Inktober Day 13 prompt- Guarded

I am by nature, extremely talkative. In fact when I find myself in awkward situations, I use speech as a defence mechanism and try to strike up a conversation with those around me in order to ease the tension.

However, I have never quite been cognizant of exactly what it is that I am saying because for all these years, much of my interaction has been with my peers from school. These people know me so well that I do not have to consciously think through anything I say from fear of being politically incorrect or offending them. I did not realise how valuable this comfort zone really is until I was pushed out of it and had to interact with different kinds of people once my twelve years of schooling came to an end.

Almost everyone around me in school was in and around the same wavelength as myself. Naturally, in all my naiveté I presumed it would be this way or perhaps even better when I moved out of school. Much to my surprise though, I have realised that this really is not the case. Besides, since nobody really knows me all that well in these new circles of mine, I really have to watch what I'm saying. I have to guard the content (that usually has a free passage way from my brain to my mouth and into the ears of the poor soul giving me company) because there is a very real possibility of stirring controversy from being misinterpreted or having my intentions misunderstood.

Guarding what I catch myself say really has been quite a trying experience. While in school, I had certain weird catchphrases associated with me and so even when I uttered them in the midst of a serious discussion in class, I was, for the most part forgiven. Recently, however,  during the course of a Financial Management course I was attending, I subconsciously yelled out a certain word from among my set of catchphrases.  Pardon the cliche, but trust me when I say that if looks could kill, I would have died from the penetrating stares I subsequently received that day. That's when the magnanimity of the situation really hit me.

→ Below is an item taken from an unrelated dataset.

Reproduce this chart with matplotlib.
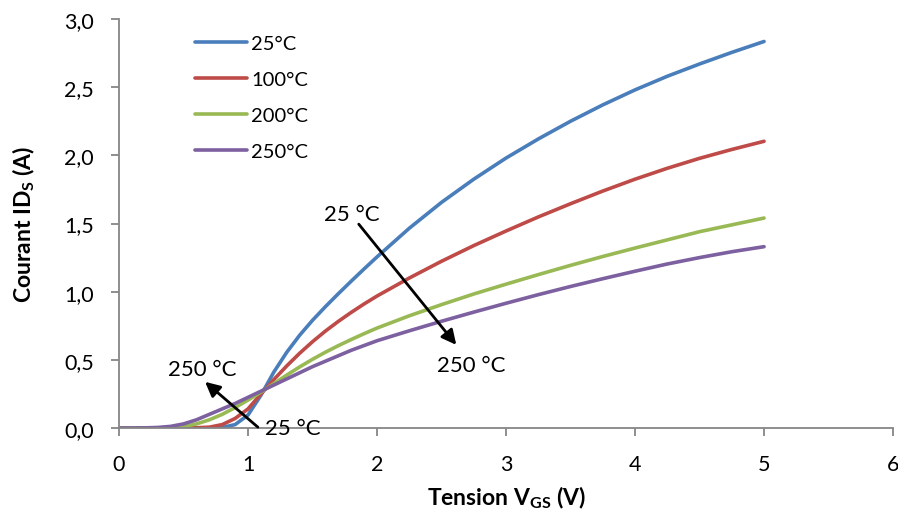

I've always thought that adults are more reticent and reserved than children and presumed that it was one of the side effects of aging. Now I begin to realise that adults have a greater responsibility for what they say than children do, because in the case of the latter, many a faux pas can be attributed to innocence.

A particularly amusing political faux pas comes to mind, that demonstrates the fatal consequences of not guarding your words.  During 2011’s G20 summit at Cannes, French President Nicolas Sarkozy and US President Barack Obama were overheard by the press during the course of a a private conversation about Benjamin Netanyahu, where they can be heard discussing the Israeli Prime Minister with less than usual diplomacy. 
Sarkozy: I cannot bear Netanyahu, he’s a liar. 
Obama: You’re fed up with him? I have to deal with him even more often than you. 
Though not reported in the media during the summit, it did subsequently leak and obviously did not help the cause of the leaders' plans to nip Iran's nuclear plans in the bud.